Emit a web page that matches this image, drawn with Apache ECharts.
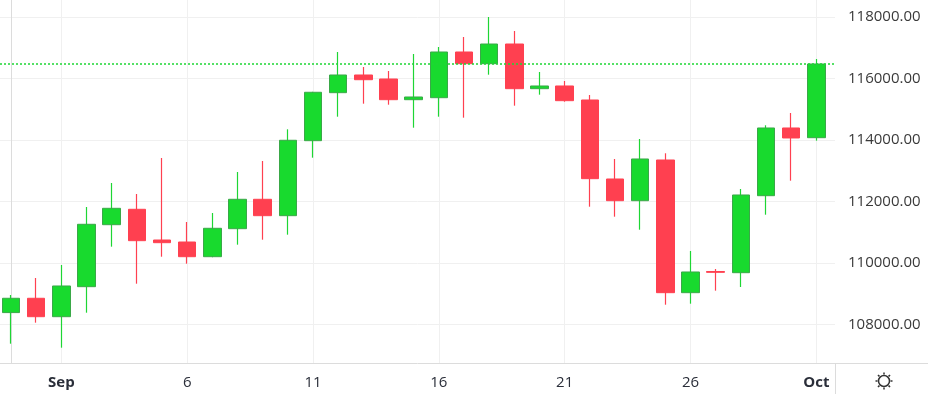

---

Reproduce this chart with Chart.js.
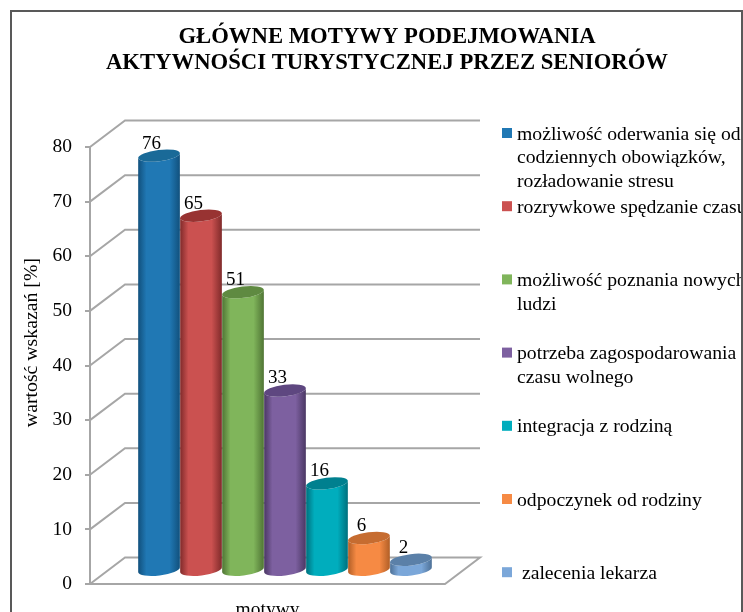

* * *

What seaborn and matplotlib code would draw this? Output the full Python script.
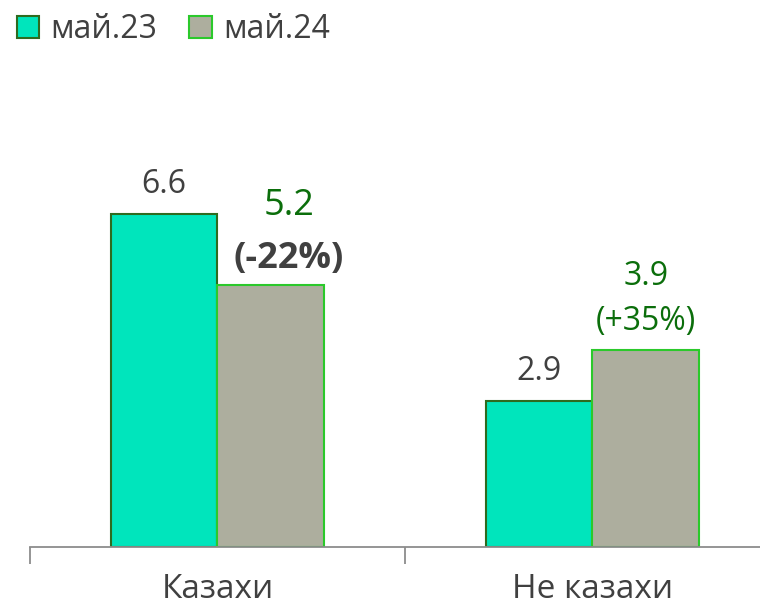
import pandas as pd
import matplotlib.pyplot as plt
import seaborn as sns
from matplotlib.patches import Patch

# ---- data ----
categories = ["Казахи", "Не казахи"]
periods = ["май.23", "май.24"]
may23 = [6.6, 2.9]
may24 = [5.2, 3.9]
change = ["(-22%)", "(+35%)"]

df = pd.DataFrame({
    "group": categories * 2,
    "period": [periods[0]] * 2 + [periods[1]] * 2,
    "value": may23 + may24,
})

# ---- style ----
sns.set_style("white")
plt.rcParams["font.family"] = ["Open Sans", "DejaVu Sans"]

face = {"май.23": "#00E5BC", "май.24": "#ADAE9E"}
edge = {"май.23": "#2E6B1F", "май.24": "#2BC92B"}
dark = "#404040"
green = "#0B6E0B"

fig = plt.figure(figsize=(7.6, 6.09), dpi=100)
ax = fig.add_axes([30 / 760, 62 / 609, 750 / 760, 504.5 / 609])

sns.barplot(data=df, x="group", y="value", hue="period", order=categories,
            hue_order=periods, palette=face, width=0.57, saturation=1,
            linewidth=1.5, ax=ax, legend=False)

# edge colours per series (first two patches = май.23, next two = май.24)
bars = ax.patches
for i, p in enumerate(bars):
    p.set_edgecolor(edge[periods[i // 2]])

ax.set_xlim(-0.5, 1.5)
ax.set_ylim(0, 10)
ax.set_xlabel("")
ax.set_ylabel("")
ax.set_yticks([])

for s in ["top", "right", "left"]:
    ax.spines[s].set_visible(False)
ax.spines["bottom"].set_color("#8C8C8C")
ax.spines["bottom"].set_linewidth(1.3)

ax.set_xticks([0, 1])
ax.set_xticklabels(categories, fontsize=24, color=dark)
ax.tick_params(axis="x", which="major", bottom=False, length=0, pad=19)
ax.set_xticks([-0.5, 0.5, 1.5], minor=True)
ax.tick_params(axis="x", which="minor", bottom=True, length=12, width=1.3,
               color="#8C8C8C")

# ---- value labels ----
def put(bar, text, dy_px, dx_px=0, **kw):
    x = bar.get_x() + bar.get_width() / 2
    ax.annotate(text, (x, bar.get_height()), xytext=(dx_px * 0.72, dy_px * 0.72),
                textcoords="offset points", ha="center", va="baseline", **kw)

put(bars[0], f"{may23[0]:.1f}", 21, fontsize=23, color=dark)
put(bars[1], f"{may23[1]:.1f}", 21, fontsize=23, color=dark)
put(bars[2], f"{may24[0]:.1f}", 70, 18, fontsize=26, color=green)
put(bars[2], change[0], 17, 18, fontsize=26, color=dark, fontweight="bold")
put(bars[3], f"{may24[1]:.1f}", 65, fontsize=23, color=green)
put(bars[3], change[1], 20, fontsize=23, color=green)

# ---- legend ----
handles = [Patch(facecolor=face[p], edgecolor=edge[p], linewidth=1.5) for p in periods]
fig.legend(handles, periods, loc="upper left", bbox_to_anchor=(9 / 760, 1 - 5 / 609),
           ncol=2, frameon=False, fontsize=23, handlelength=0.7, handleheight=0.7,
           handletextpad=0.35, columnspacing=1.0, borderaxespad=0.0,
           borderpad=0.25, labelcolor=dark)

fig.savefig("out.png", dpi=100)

- Exercise objective -
Gather all the lines that include the word "with" and copy them out.

- Written solution -
Emit a web page that matches this image, drawn with Apache ECharts.
Reproduce this chart with Chart.js.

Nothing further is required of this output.